Turnuvalara nasıl hazırlanıyorsun?
Haftanın 6 günü, günde yaklaşık 5-6 saatim antrenmanla geçiyor. Yaptığım spor fiziksel olsa da aynı zamanda zihinsel bir spor ve bir jimnastikçinin zihni ne kadar güçlü olursa, inanın yaptığı hareketlere etkisi o kadar çok oluyor.
Antrenmanlarda yeteri kadar çalışırsam müsabaka sırasında kendimi daha iyi hissediyorum ve bu beni motive ediyor.
Müsabakalarda unutamadığın bir an var mı?

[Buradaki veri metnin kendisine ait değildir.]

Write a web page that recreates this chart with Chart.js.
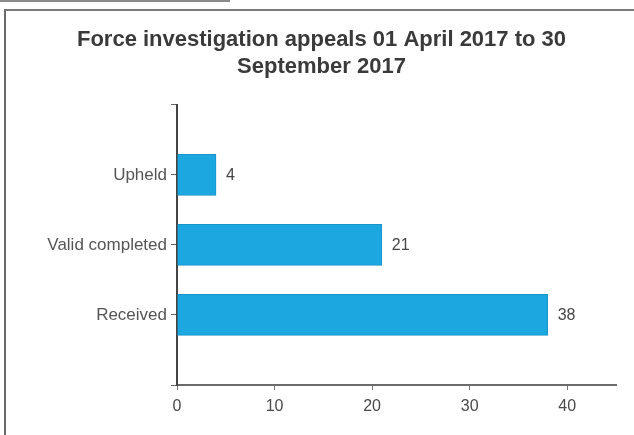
<!DOCTYPE html>
<html>
<head>
<meta charset="utf-8">
<script src="https://cdn.jsdelivr.net/npm/chart.js@4/dist/chart.umd.min.js"></script>
<style>
	html, body { margin: 0; padding: 0; background: #fff; }
	#wrap { position: relative; width: 634px; height: 435px; overflow: hidden; }
	#frame { position: absolute; left: 4px; top: 9px; width: 700px; height: 500px;
		border-left: 2px solid #6a6a6a; border-top: 2px solid #7a7a7a; }
	#topline { position: absolute; left: 0; top: 0; width: 230px; height: 2px; background: #8a8a8a; }
	canvas { position: absolute; left: 0; top: 0; }
</style>
</head>
<body>
<div id="wrap">
	<div id="topline"></div>
	<div id="frame"></div>
	<canvas id="appeals_chart" width="634" height="435"></canvas>
</div>
<script>
// Force investigation appeals, Apr - Sep 2017
const categories = ['', 'Upheld', 'Valid completed', 'Received', ''];
const appeals = [null, 4, 21, 38, null];
const xTicks = [0, 10, 20, 30, 40];

const font = "Arial, 'Liberation Sans', sans-serif";

// writes the count just past the end of each bar
const valueLabels = {
	id: 'valueLabels',
	afterDatasetsDraw(chart) {
		const ctx = chart.ctx;
		const meta = chart.getDatasetMeta(0);
		ctx.save();
		ctx.font = '16px ' + font;
		ctx.fillStyle = '#464646';
		ctx.textAlign = 'left';
		ctx.textBaseline = 'middle';
		meta.data.forEach((bar, i) => {
			if (appeals[i] === null) return;
			ctx.fillText(appeals[i], bar.x + 10, bar.y + 1);
		});
		ctx.restore();
	}
};

const ctx = document.getElementById("appeals_chart").getContext("2d");

let my_chart = new Chart(ctx, {
	type: "bar",
	data: {
		labels: categories,
		datasets: [
		{
			data: appeals,
			backgroundColor: "#1ca7e0",
			borderColor: "#1894cb",
			borderWidth: 1,
			barThickness: 41,
		},
		],
	},
	options: {
		indexAxis: 'y',
		responsive: false,
		animation: false,
		layout: { padding: { left: 27, right: 18, top: 0, bottom: 0 } },
		plugins: {
			legend: { display: false },
			tooltip: { enabled: false },
			title: {
				display: true,
				text: ['Force investigation appeals 01 April 2017 to 30', 'September 2017'],
				color: '#3a3a3a',
				font: { family: font, size: 22, weight: 'bold', lineHeight: 1.2 },
				padding: { top: 27, bottom: 25 },
			},
		},
		scales: {
			x: {
				min: 0,
				max: 45,
				afterFit(scale) { scale.height = 50; },
				afterBuildTicks(scale) {
					scale.ticks = xTicks.map(v => ({ value: v }));
				},
				border: { color: '#6b6b6b', width: 2 },
				grid: { drawOnChartArea: false, tickLength: 5, color: '#777' },
				ticks: {
					color: '#4a4a4a',
					padding: 7,
					font: { family: font, size: 16 },
				},
			},
			y: {
				offset: false,
				afterFit(scale) { scale.width = 150; },
				border: { color: '#444', width: 2 },
				grid: { drawOnChartArea: false, offset: false, tickLength: 6, color: '#666' },
				ticks: {
					color: '#555',
					padding: 4,
					font: { family: font, size: 17 },
				},
			},
		},
	},
	plugins: [valueLabels],
});
</script>
</body>
</html>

Sanırım Dünya şampiyonu olduğumu öğrendiğim o an. Çünkü nasıl bir tepki vereceğimi, ne yapacağımı bilmiyordum. Çok güzel ve rüya gibi bir andı.
Jimnastik dışında özel hayatında neler yapıyorsun? Farklı hobilerin var mı?
Ailem veya nişanlımla zaman geçiriyorum. Programımız çok yoğun olduğu için genelde evde durmayı özlüyorum ve evde kaldığım zamanlar bilgisayardan oyun oynuyorum veya dizi izliyorum.
Röportaj için çok teşekkür ederiz. Eklemek istediğiniz bir şey var mı?
Genç kardeşlerime bir şeyler söylemek istiyorum. Sporun, gençlerin hayatına kattığı birçok güzel şey var. Spor sayesinde çevresinde daha bilinçli, kötü alışkanlıklardan uzak insanlar oluyor.
Spor, insanı hem fiziksel hem de zihinsel olarak geliştiriyor. Bu da onların daha olgun davranmalarına, okulunda daha başarılı olmalarına yardımcı oluyor. En güzeli de spor sayesinde dünyanın birçok yerini gezip görme fırsatları oluyor. Bu sayede kendilerini daha iyi geliştirebiliyorlar.
Gençlere tavsiyem: Spor, hayatınızın bir parçası olmalı. Teşekkür ederim.